Naissance et enfance de Samson.

4.[7] Elle devint enceinte et tint bon compte des instructions reçues ; quand l'enfant naquit, ils l'appelèrent Samson (Sampsôn) : ce nom signifie vigoureux[8]. L'enfant grandissait vite et l'on voyait clairement qu'il serait prophète à la sobriété de son régime et à la façon dont il laissait croître ses cheveux.

[7] Juges, XIII, 24.

[8] Hébreu : Schimschôn. L’Écriture ne donne pas l'explication de ce nom. Celle que propose Josèphe lui est inspirée non par l'étymologie du nom, qui est obscure, mais par la qualité dominante du personnage.

Il tue un lion.

5.[9] Venu avec ses parents dans la ville de Thamna[10] chez les Philistins au moment d'une fête, il s'éprend d'une vierge du pays et il supplie ses parents de lui faire épouser cette jeune fille. Ceux-ci eurent beau refuser parce qu'elle n'était pas de leur race, comme Dieu avait médité ce mariage pour le bien des Hébreux, il obtint de faire sa cour à la jeune fille. Au cours de ses fréquentes visites chez les parents de celle-ci, il rencontre un lion, et, quoique sans armes, il l'attend, l'étrangle dans ses mains et jette la bête dans un taillis qui se trouvait là en dedans du chemin.

[9] Juges, XIV, 1.

[10] Hébreu : Timna.

L'énigme de Samson.

6.[11] En revenant une autre fois chez la jeune fille il trouve un essaim d'abeilles logé dans la poitrine de ce lion et, prenant trois rayons de miel, avec les autres présents qu'il apportait, il les donne à la jeune fille.
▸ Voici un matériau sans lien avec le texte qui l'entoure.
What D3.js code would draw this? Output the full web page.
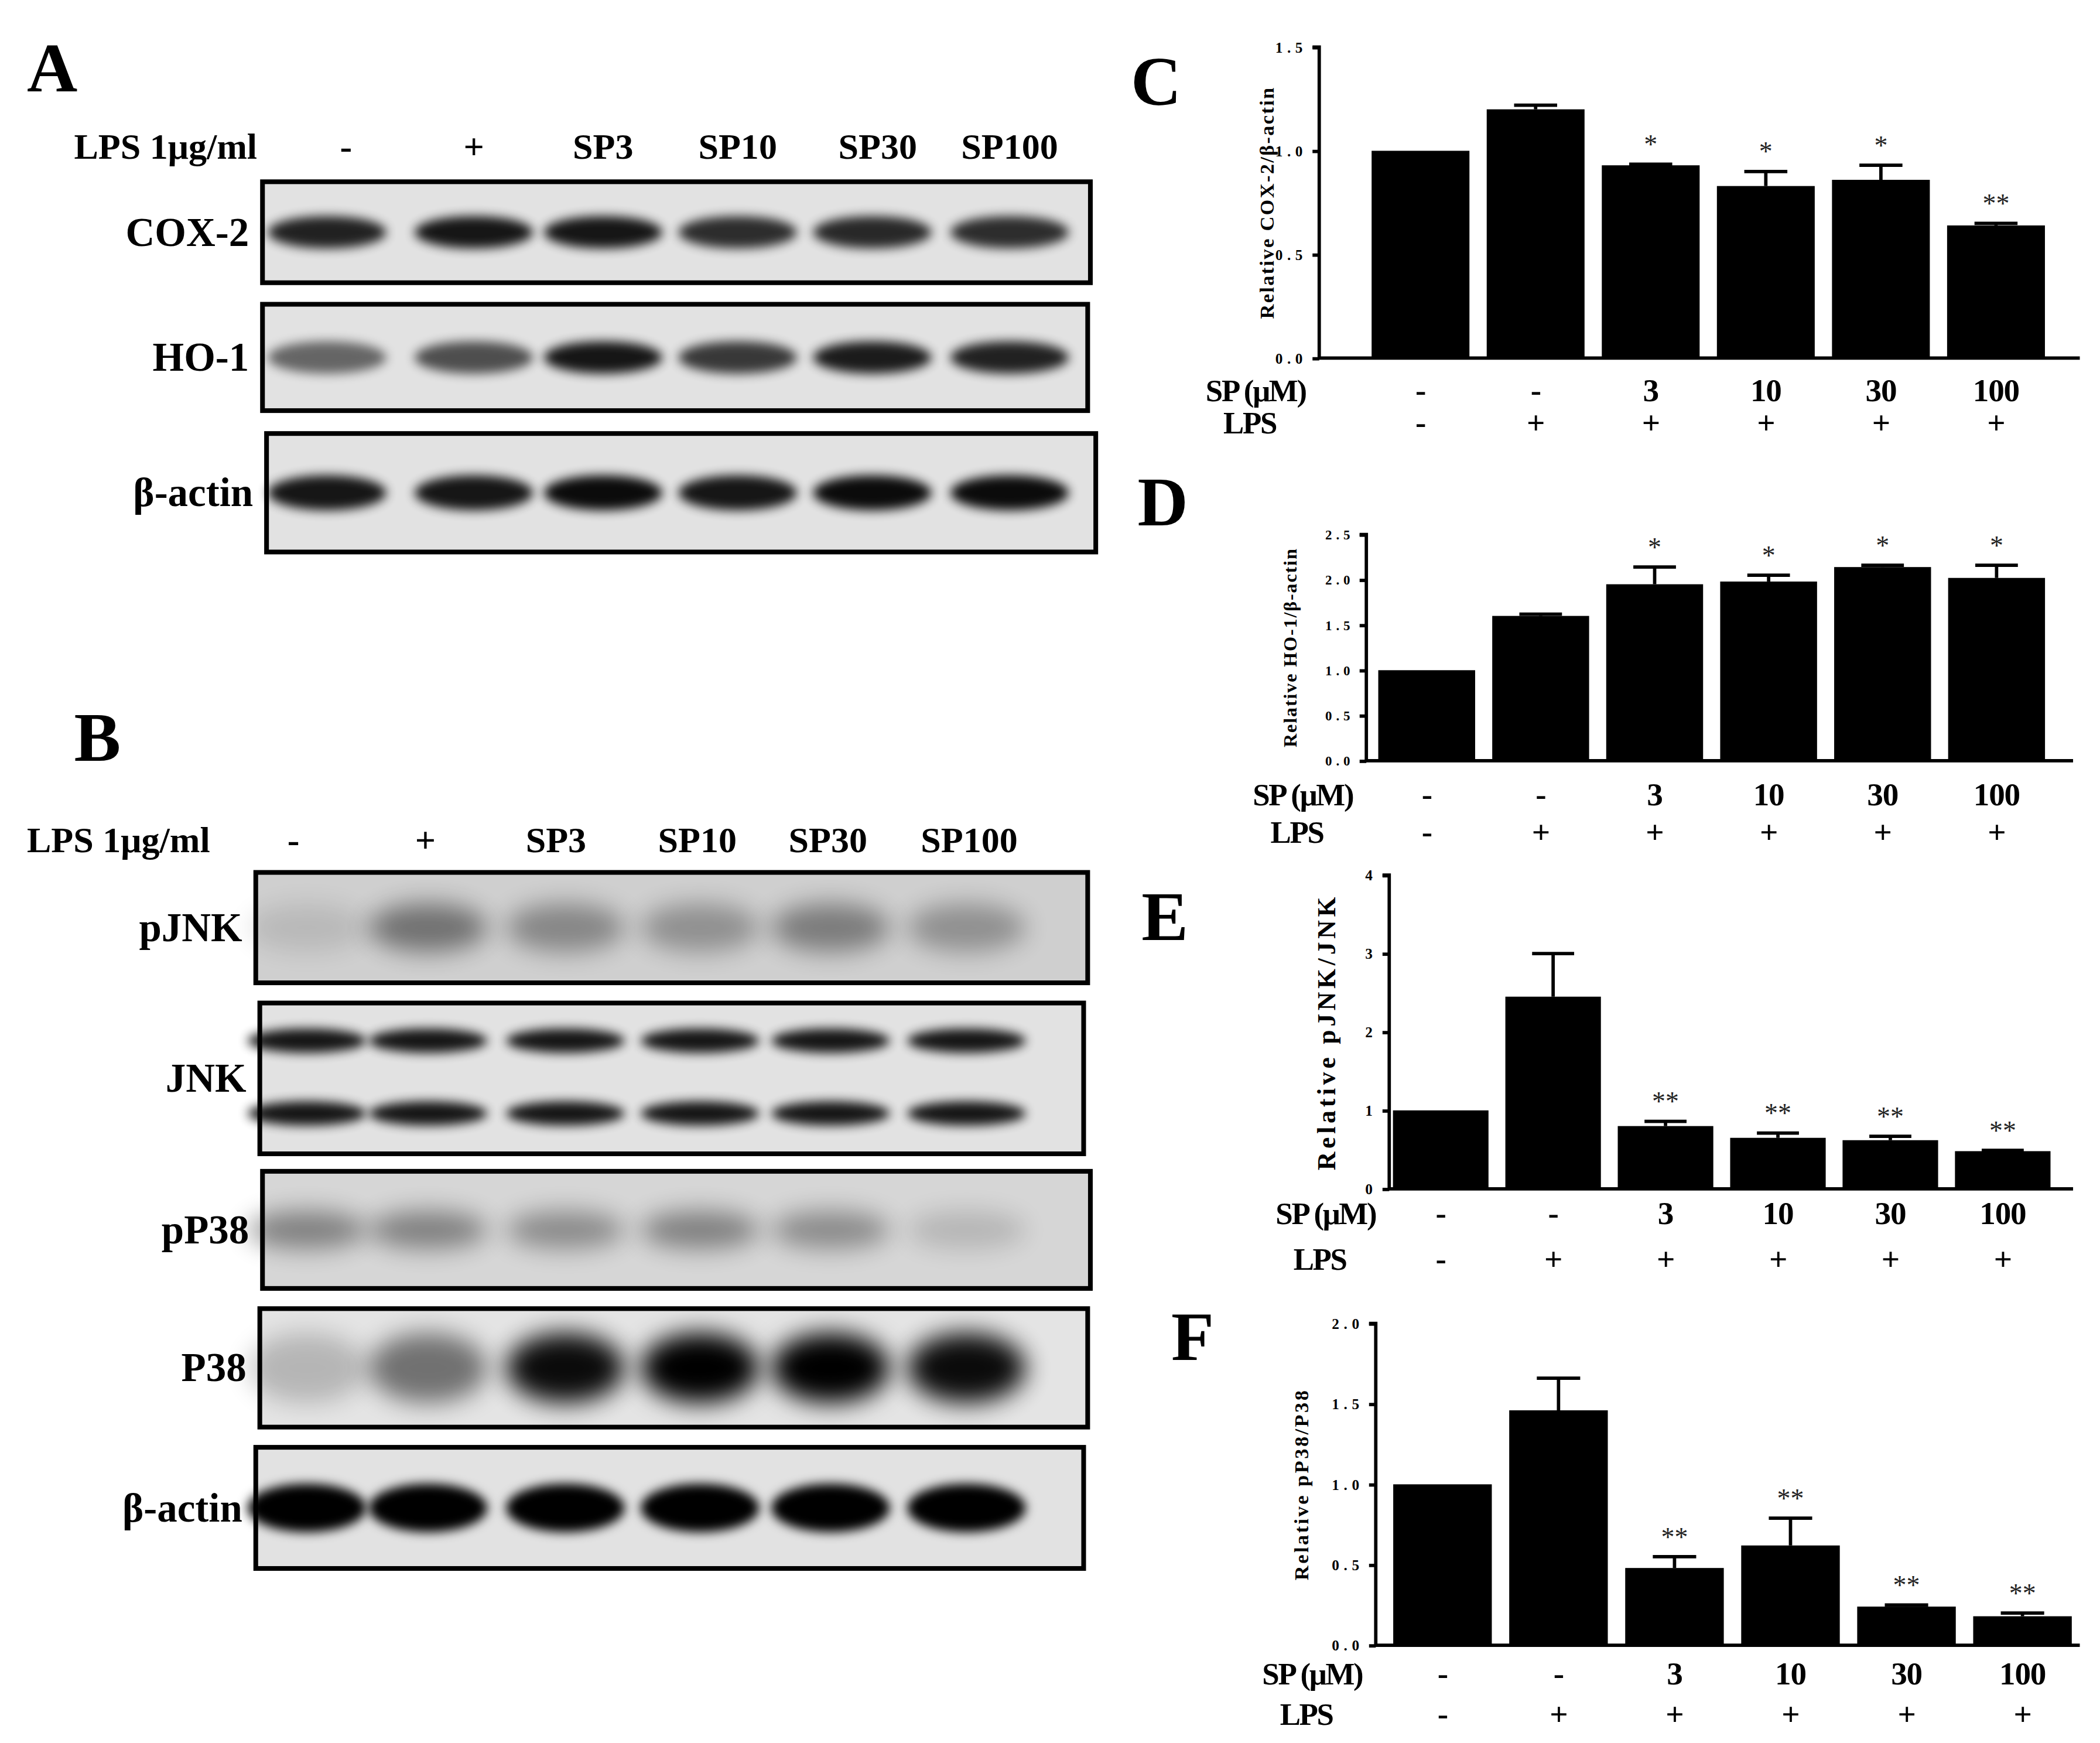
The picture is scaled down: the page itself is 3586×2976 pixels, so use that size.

Comme les Thamnites dans le festin de noces, auquel il les avait conviés tous, craignant la force du jeune homme, lui avaient assigné les hommes les plus vigoureux, censément en qualité de compagnons, en réalité pour veiller à ce qu’il ne se livrât à aucune violence, comme le vin circulait et qu'on se livrait à des jeux selon l'habitude dans ces circonstances, Samson dit : « Je vais vous proposer une énigme : si vous la résolvez après sept jours de recherches, vous recevrez chacun de moi du linge fin et des vêtements[12] en récompense de votre sagacité ». Très avides de s'acquérir en même temps un renom d'intelligence et un profit, ils le prièrent de parler et Samson leur dit : « De celui qui dévore tout est née une nourriture ; elle est douce, quoique née de celui qui est très rude ». Comme les Philistins au bout de trois jours ne pouvaient trouver ce que cela signifiait, ils prièrent la jeune fille de s'en informer auprès de son mari pour le leur révéler, et la menaçaient de la brûler si elle ne s'exécutait pas. Samson, devant la requête de la jeune fille, commença par résister, mais, comme elle le pressait et fondait en larmes et voyait une marque de malveillance dans son refus de lui répondre, il lui révéla comment il avait mis à mort le lion et comment, ayant trouvé des abeilles dans sa poitrine, il avait pris trois rayons de miel pour les lui apporter. Sans soupçonner aucune ruse, il lui raconte tout ; elle va rapporter ces propos aux questionneurs. C'est ainsi que le septième jour, où l'on devait lui donner l'explication de l'énigme proposée, étant venus le trouver avant le coucher du soleil, ils déclarent « qu'il n'est rien de plus rude à rencontrer qu'un lion ni rien de plus doux à goûter que du miel. » Samson ajouta : « Il n'est rien de plus astucieux qu'une femme qui est venue vous trahir mon énigme ». Et il leur donne ce qu'il avait promis, après avoir dépouillé des Ascalonites qu'il rencontra sur son chemin — c'étaient aussi des Philistins — ; quant à son mariage, il y renonça. La jeune fille, se moquant de sa colère, s'unit à l'ami de Samson qui avait été son garçon d'honneur.

[11] Juges, XIV, 8.

[12] D’après l’Écriture, trente chemises et trente vêtements (Juges, XIV, 12).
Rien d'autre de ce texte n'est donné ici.